Building a new structure has provided the design team with numerous opportunities to engage innovative solutions to design problems. In addressing the challenge of designing, coordinating, and commissioning the ever growing number of low-voltage and data systems within a hospital, Astorino is combining these systems and conceiving them as a single network. The results include reduction in redundant wiring, simplifying testing and verification, and allowing for future additions and redundancies to be more easily implemented. In conjunction with this system there will be a DALI (Digital Addressable Lighting Interface) lamp life monitoring system and a lighting control system with daylight harvesting to minimize wasteful energy use, and ensure that lamps in all fixtures are kept operating at their prime level.
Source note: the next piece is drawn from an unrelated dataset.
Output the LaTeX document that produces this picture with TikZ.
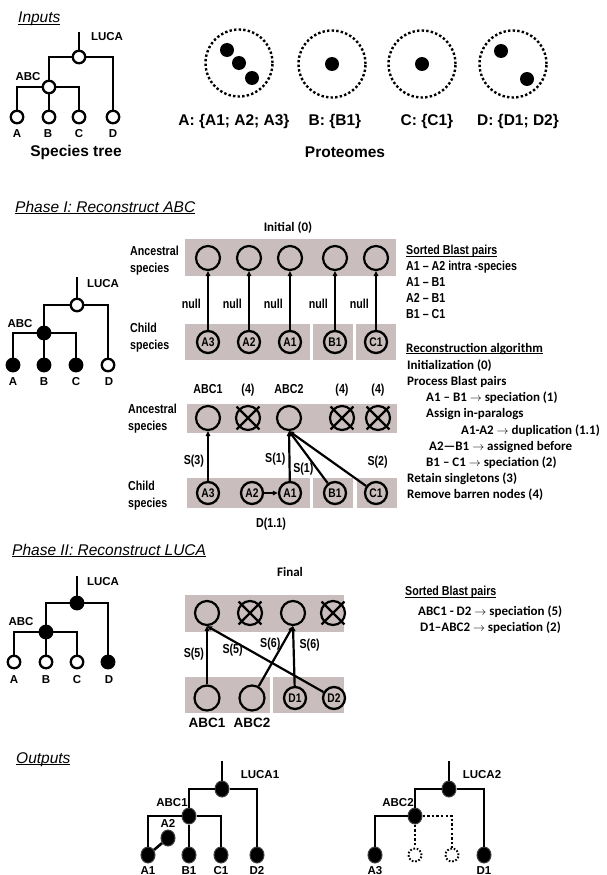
\documentclass[tikz,border=0pt]{standalone}
\usepackage{fontspec}
\setmainfont{Liberation Sans}
\newfontfamily\narrowfont[FakeStretch=0.82]{Liberation Sans}
\newfontfamily\califont{Carlito}
\usetikzlibrary{arrows.meta}
\usetikzlibrary{shapes.geometric}

\definecolor{bandgray}{RGB}{201,189,189}
\newcommand{\secfont}{\fontsize{15.5}{18}\selectfont\itshape}
\newcommand{\capfont}{\fontsize{15.5}{18}\selectfont\bfseries}
\newcommand{\lblfont}{\fontsize{11.5}{13}\selectfont\bfseries}
\newcommand{\netfont}{\narrowfont\fontsize{13}{17}\selectfont\bfseries}
\newcommand{\kidfont}{\narrowfont\fontsize{12.5}{14}\selectfont\bfseries}
\newcommand{\algfont}{\califont\fontsize{13}{16}\selectfont\bfseries}
\newcommand{\goesto}{\ensuremath{\rightarrow}}
\newcommand{\uline}[1]{\underline{\smash{#1}}}

\begin{document}
\begin{tikzpicture}
[x=1pt, y=-1pt,
  branch/.style={line width=2.6pt},
  dotbranch/.style={line width=2.4pt, dash pattern=on 2.4pt off 2.2pt},
  straight/.style={},
  hv/.style={to path={-| (\tikztotarget)}},
  vh/.style={to path={|- (\tikztotarget)}},
  openleaf/.style={circle, draw, line width=2.3pt, fill=white, minimum size=12.5pt, inner sep=0pt},
  fullleaf/.style={openleaf, fill=black},
  outleaf/.style={ellipse, draw=black!75, line width=1pt, fill=black, minimum width=14pt, minimum height=16pt, inner sep=0pt},
  ghostleaf/.style={circle, draw, line width=2pt, dash pattern=on 1.6pt off 1.8pt, minimum size=13pt, inner sep=0pt},
  proteome/.style={circle, draw, line width=2.4pt, dash pattern=on 2.4pt off 2.2pt, minimum size=67pt, inner sep=0pt},
  protein/.style={circle, fill=black, minimum size=14pt, inner sep=0pt},
  band/.style={fill=bandgray},
  ancnode/.style={circle, draw, line width=2.2pt, minimum size=24pt, inner sep=0pt},
  kidnode/.style={circle, draw, line width=2.3pt, minimum size=22pt, inner sep=0pt, font=\kidfont},
  xline/.style={-, line width=2.2pt, shorten <=-3pt, shorten >=-3pt},
  barren/.style={ancnode, append after command={
    (\tikzlastnode.north west) edge[xline] (\tikzlastnode.south east)
    (\tikzlastnode.north east) edge[xline] (\tikzlastnode.south west)}},
  link/.style={-{Triangle[length=5pt,width=4.5pt]}, line width=2.2pt},
  section/.style={font=\secfont, anchor=base west, inner sep=0pt},
  caption/.style={font=\capfont, inner sep=0pt, text height=11pt, text depth=0pt},
  treelbl/.style={font=\lblfont, inner sep=0pt, text height=8.2pt, text depth=0pt},
  netlbl/.style={font=\netfont, inner sep=2pt, text height=9.3pt, text depth=0pt},
  sidelbl/.style={font=\netfont, anchor=west, align=left, inner sep=0pt},
  listtxt/.style={font=\netfont, anchor=west, inner sep=0pt, text height=9.3pt, text depth=0pt},
  algtxt/.style={font=\algfont, anchor=west, inner sep=0pt, text height=8.4pt, text depth=0pt}]
\useasboundingbox (0,0) rectangle (606,875);

%% section titles
\foreach \nodename/\txt/\x/\y in {inputs/Inputs/18/23, phase1/Phase I: Reconstruct ABC/15/212,
  phase2/Phase II: Reconstruct LUCA/12/555, outputs/Outputs/16/763}
{
  \node[section] (\nodename) at (\x,\y) {\uline{\txt}};
}

%% ---------------- inputs: species tree
\coordinate (s0top) at (79,32);
\foreach \nodename/\x/\y in {s0luca/79/57, s0abc/49/87, s0a/17/117, s0b/49/117, s0c/79/117, s0d/113/117}
{
  \node[openleaf] (\nodename) at (\x,\y) {};
}
\path
\foreach \startnode/\endnode/\how in {
  s0top/s0luca/straight, s0abc/s0luca/vh, s0luca/s0d/hv, s0abc/s0a/hv, s0abc/s0b/straight, s0abc/s0c/hv}
{
  (\startnode) edge[branch,\how] (\endnode)
};
\foreach \nodename/\txt/\x/\y in {
  s0lucalbl/LUCA/107/36, s0abclbl/ABC/28/76, s0albl/A/17/133, s0blbl/B/48/133, s0clbl/C/79/133, s0dlbl/D/113/133}
{
  \node[treelbl] (\nodename) at (\x,\y) {\txt};
}
\node[caption] (treecap) at (76,151) {Species tree};

%% ---------------- inputs: proteomes
\foreach \nodename/\x/\y in {pA/239/63, pB/332/64, pC/422/64, pD/513/64}
{
  \node[proteome] (\nodename) at (\x,\y) {};
}
\foreach \nodename/\x/\y in {A1/227/50, A2/239/63, A3/252/78, B1/332/64, C1/422/64, D1/501/51, D2/527/79}
{
  \node[protein] (prot\nodename) at (\x,\y) {};
}
\foreach \nodename/\txt/\x in {pAlbl/A: \{A1; A2; A3\}/234, pBlbl/B: \{B1\}/335, pClbl/C: \{C1\}/427, pDlbl/D: \{D1; D2\}/518}
{
  \node[caption] (\nodename) at (\x,120) {\txt};
}
\node[caption] (protcap) at (345,152) {Proteomes};

%% ---------------- phase I: species tree
\coordinate (s1top) at (77,277);
\foreach \nodename/\kind/\x/\y in {s1luca/openleaf/77/305, s1abc/fullleaf/44/333, s1a/fullleaf/13/365,
  s1b/fullleaf/44/365, s1c/fullleaf/76/365, s1d/openleaf/108/365}
{
  \node[\kind] (\nodename) at (\x,\y) {};
}
\path
\foreach \startnode/\endnode/\how in {
  s1top/s1luca/straight, s1abc/s1luca/vh, s1luca/s1d/hv, s1abc/s1a/hv, s1abc/s1b/straight, s1abc/s1c/hv}
{
  (\startnode) edge[branch,\how] (\endnode)
};
\foreach \nodename/\txt/\x/\y in {
  s1lucalbl/LUCA/103/283, s1abclbl/ABC/20/323, s1albl/A/13/381, s1blbl/B/44/381, s1clbl/C/76/381, s1dlbl/D/109/381}
{
  \node[treelbl] (\nodename) at (\x,\y) {\txt};
}

%% ---------------- phase I: initial network
\foreach \xa/\ya/\xb/\yb in {185/239/396/276, 185/324/310/360, 313/324/353/360, 356/324/396/360}
{
  \fill[band] (\xa,\ya) rectangle (\xb,\yb);
}
\node[algtxt, anchor=center] (initial) at (288,227) {Initial (0)};
\node[sidelbl] (ianclbl) at (130,261) {Ancestral\\species};
\node[sidelbl] (ikidlbl) at (130,338) {Child\\species};
\foreach \nodename/\x in {ia1/208, ia2/249, ia3/290, ia4/335, ia5/376}
{
  \node[ancnode] (\nodename) at (\x,258) {};
}
\foreach \nodename/\txt/\x in {iA3/A3/208, iA2/A2/249, iA1/A1/290, iB1/B1/335, iC1/C1/376}
{
  \node[kidnode] (\nodename) at (\x,342) {\txt};
}
\path
\foreach \startnode/\endnode in {iA3/ia1, iA2/ia2, iA1/ia3, iB1/ia4, iC1/ia5}
{
  (\startnode) edge[link] node[netlbl, pos=0.44, left=4pt] {null} (\endnode)
};

%% ---------------- phase I: reconstructed network
\foreach \xa/\ya/\xb/\yb in {187/404/397/433, 187/478/310/508, 313/478/353/508, 357/478/397/508}
{
  \fill[band] (\xa,\ya) rectangle (\xb,\yb);
}
\node[sidelbl] (ranclbl) at (128,419) {Ancestral\\species};
\node[sidelbl] (rkidlbl) at (128,496) {Child\\species};
\foreach \nodename/\kind/\txt/\x in {rABC1/ancnode/ABC1/208, rX2/barren/(4)/248, rABC2/ancnode/ABC2/289,
  rX4/barren/(4)/342, rX5/barren/(4)/378}
{
  \node[\kind, label={[netlbl, label distance=9pt]above:\txt}] (\nodename) at (\x,418) {};
}
\foreach \nodename/\txt/\x in {rA3/A3/208, rA2/A2/252, rA1/A1/290, rB1/B1/335, rC1/C1/376}
{
  \node[kidnode] (\nodename) at (\x,493) {\txt};
}
\path
  (rA3) edge[link] node[netlbl, pos=0.42, left=1pt] {S(3)} (rABC1)
  (rA1) edge[link] node[netlbl, pos=0.46, left=1pt] {S(1)} (rABC2.south)
  (rB1) edge[link] node[netlbl, pos=0.29, left=0pt] {S(1)} (rABC2.south)
  (rC1) edge[link] node[netlbl, pos=0.45, right=33pt] {S(2)} (rABC2.south)
  (rA2) edge[link] node[netlbl, below=22pt] {D(1.1)} (rA1);

%% ---------------- phase I: pairs and algorithm
\node[listtxt] (pairshead) at (406,250) {\uline{Sorted Blast pairs}};
\foreach \y/\txt [count=\i] in {266/A1 – A2 intra -species, 282/A1 – B1, 298/A2 – B1, 314/B1 – C1}
{
  \node[listtxt] (pair\i) at (406,\y) {\txt};
}
\node[algtxt] (alghead) at (406,348) {\uline{Reconstruction algorithm}};
\foreach \x/\y/\txt [count=\i] in {
  407/365/Initialization (0), 407/381/Process Blast pairs,
  426/397/A1 – B1 \goesto{} speciation (1), 426/413/Assign in-paralogs,
  461/430/A1-A2 \goesto{} duplication (1.1), 429/446/A2—B1 \goesto{} assigned before,
  426/462/B1 – C1 \goesto{} speciation (2), 407/478/Retain singletons (3),
  407/494/Remove barren nodes (4)}
{
  \node[algtxt] (alg\i) at (\x,\y) {\txt};
}

%% ---------------- phase II: species tree
\coordinate (s2top) at (77,576);
\foreach \nodename/\kind/\x/\y in {s2luca/fullleaf/77/603, s2abc/fullleaf/46/632, s2a/openleaf/14/662,
  s2b/openleaf/46/662, s2c/openleaf/77/662, s2d/fullleaf/108/662}
{
  \node[\kind] (\nodename) at (\x,\y) {};
}
\path
\foreach \startnode/\endnode/\how in {
  s2top/s2luca/straight, s2abc/s2luca/vh, s2luca/s2d/hv, s2abc/s2a/hv, s2abc/s2b/straight, s2abc/s2c/hv}
{
  (\startnode) edge[branch,\how] (\endnode)
};
\foreach \nodename/\txt/\x/\y in {
  s2lucalbl/LUCA/103/581, s2abclbl/ABC/21/621, s2albl/A/14/679, s2blbl/B/46/679, s2clbl/C/77/679, s2dlbl/D/109/679}
{
  \node[treelbl] (\nodename) at (\x,\y) {\txt};
}

%% ---------------- phase II: final network
\foreach \xa/\ya/\xb/\yb in {185/595/344/632, 185/677/270/713, 273/677/344/713}
{
  \fill[band] (\xa,\ya) rectangle (\xb,\yb);
}
\node[algtxt, anchor=center] (final) at (290,572) {Final};
\foreach \nodename/\kind/\x in {fa1/ancnode/207, fx2/barren/250, fa3/ancnode/293, fx4/barren/333}
{
  \node[\kind] (\nodename) at (\x,613) {};
}
\foreach \nodename/\txt/\x in {fABC1/ABC1/207, fABC2/ABC2/252}
{
  \node[ancnode, minimum size=25pt, label={[caption, font=\fontsize{13.5}{15}\selectfont\bfseries, label distance=5pt]below:\txt}] (\nodename) at (\x,698) {};
}
\foreach \nodename/\txt/\x in {fD1/D1/295, fD2/D2/334}
{
  \node[kidnode] (\nodename) at (\x,698) {\txt};
}
\path
  (fABC1) edge[link] node[netlbl, pos=0.54, left=0pt] {S(5)} (fa1)
  (fD2) edge[link] node[netlbl, pos=0.78, below=0pt] {S(5)} (fa1.south)
  (fABC2) edge[link] node[netlbl, pos=0.72, left=0pt] {S(6)} (fa3.south)
  (fD1) edge[link] node[netlbl, pos=0.7, right=3pt] {S(6)} (fa3.south);

\node[listtxt] (finalhead) at (405,591) {\uline{Sorted Blast pairs}};
\node[algtxt] (final1) at (418,611) {ABC1 - D2 \goesto{} speciation (5)};
\node[algtxt] (final2) at (420,627) {D1–ABC2 \goesto{} speciation (2)};

%% ---------------- outputs
\coordinate (o1top) at (222,761);
\coordinate (o2top) at (449,761);
\foreach \nodename/\kind/\x/\y in {o1luca/outleaf/222/789, o1abc/outleaf/189/816, o1A2/outleaf/168/838,
  o1A1/outleaf/148/855, o1B1/outleaf/189/855, o1C1/outleaf/221/855, o1D2/outleaf/257/855,
  o2luca/outleaf/449/789, o2abc/outleaf/415/816, o2A3/outleaf/375/855, o2g1/ghostleaf/415/855,
  o2g2/ghostleaf/452/855, o2D1/outleaf/484/855}
{
  \node[\kind] (\nodename) at (\x,\y) {};
}
\path
\foreach \startnode/\endnode/\how in {
  o1top/o1luca/straight, o1abc/o1luca/vh, o1luca/o1D2/hv, o1abc/o1A1/hv, o1abc/o1B1/straight,
  o1abc/o1C1/hv, o1A2/o1A1/straight,
  o2top/o2luca/straight, o2abc/o2luca/vh, o2luca/o2D1/hv, o2abc/o2A3/hv}
{
  (\startnode) edge[branch,\how] (\endnode)
};
\path
  (o2abc) edge[dotbranch] (o2g1)
  (o2abc) edge[dotbranch,hv] (o2g2);
\foreach \nodename/\txt/\x/\y in {
  o1lucalbl/LUCA1/260/774, o1abclbl/ABC1/172/802, o1A2lbl/A2/168/823, o1A1lbl/A1/148/870,
  o1B1lbl/B1/189/870, o1C1lbl/C1/221/870, o1D2lbl/D2/257/870,
  o2lucalbl/LUCA2/482/774, o2abclbl/ABC2/398/802, o2A3lbl/A3/375/870, o2D1lbl/D1/484/870}
{
  \node[treelbl] (\nodename) at (\x,\y) {\txt};
}
\end{tikzpicture}
\end{document}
Despite the dense urban site location, design elements ensure that both patients and staff have a connection to the natural world. Of particular note is the Healing Garden, which provides patients and their families with the opportunity to directly experience the natural world without leaving the safety of the hospital environment. This outdoor space is an extension of an adjoining four-story inpatient atrium, and ties all of the bedroom levels together, both physically and visually. For patients who are well enough to go outside, the garden provides lush, vegetated settings for activities and play, meditation and healing, and other positive distractions from the hospital setting.
Astorino is using its unique design process to ensure that insights uncovered during individual interviews with patients, parents and staff were translated into design elements that truly responded to the users’ needs. The process incorporates a groundbreaking research technique, never before used in architecture, to elicit the deepest thoughts and feelings of all user groups.
“By combining and translating the thoughts and feelings of patients and families, the workflow and insights of medical staff, and the cost control concerns of the administration, Astorino created a meaningful design that will truly meets the needs of the users,” says Dennis Astorino, CEO of Astorino.
Astorino’s design for the new Replacement Facility embodies the Hospital’s desire to provide a quality facility that will reinforce the strong reputation of Children’s Hospital of Pittsburgh. The end product will provide an environment designed to promote healing, and where the dedicated staff will have the requisite tools to deliver state-of-the-art medical care to patients and their families for generations to come.
children’s hospital of Pittsburgh, clinical services building
gross area: 1.4 million number of beds: 265 project cost: $555 million scheduled for completion: 2008
project team
architect, interior designer, commissioning, leed consultant, lighting design, landscape architecture and structural: astorino
medical equipment consultant: gene burton & assoc. (gb&a)
elevator, materials and waste management consultant: lerch, bates & associates, inc.
dining/kitchen: h-mak inc. (dining/servery), curran taylor inc. (kitchen)
site/civil: kag engineering
signage: thoughtform
Timothy L.Powers, AIA At $1 billion in completed projects, Timothy Powers, AIA, executive vice president of healthcare for Astorino, oversees the largest market segment in the firm. His broad experience includes projects for major healthcare providers, hospitals and other medical facilities across the country and around the world. An award-winning healthcare designer, Mr. Powers is responsible for project planning and management, design development, client relations, subconsultant coordination and construction administration. He is the principal-in-charge on the UPMC Children’s Hospital of Pittsburgh Lawrenceville Replacement Facility and the VA Pittsburgh Healthcare System CARES Consolidation projects.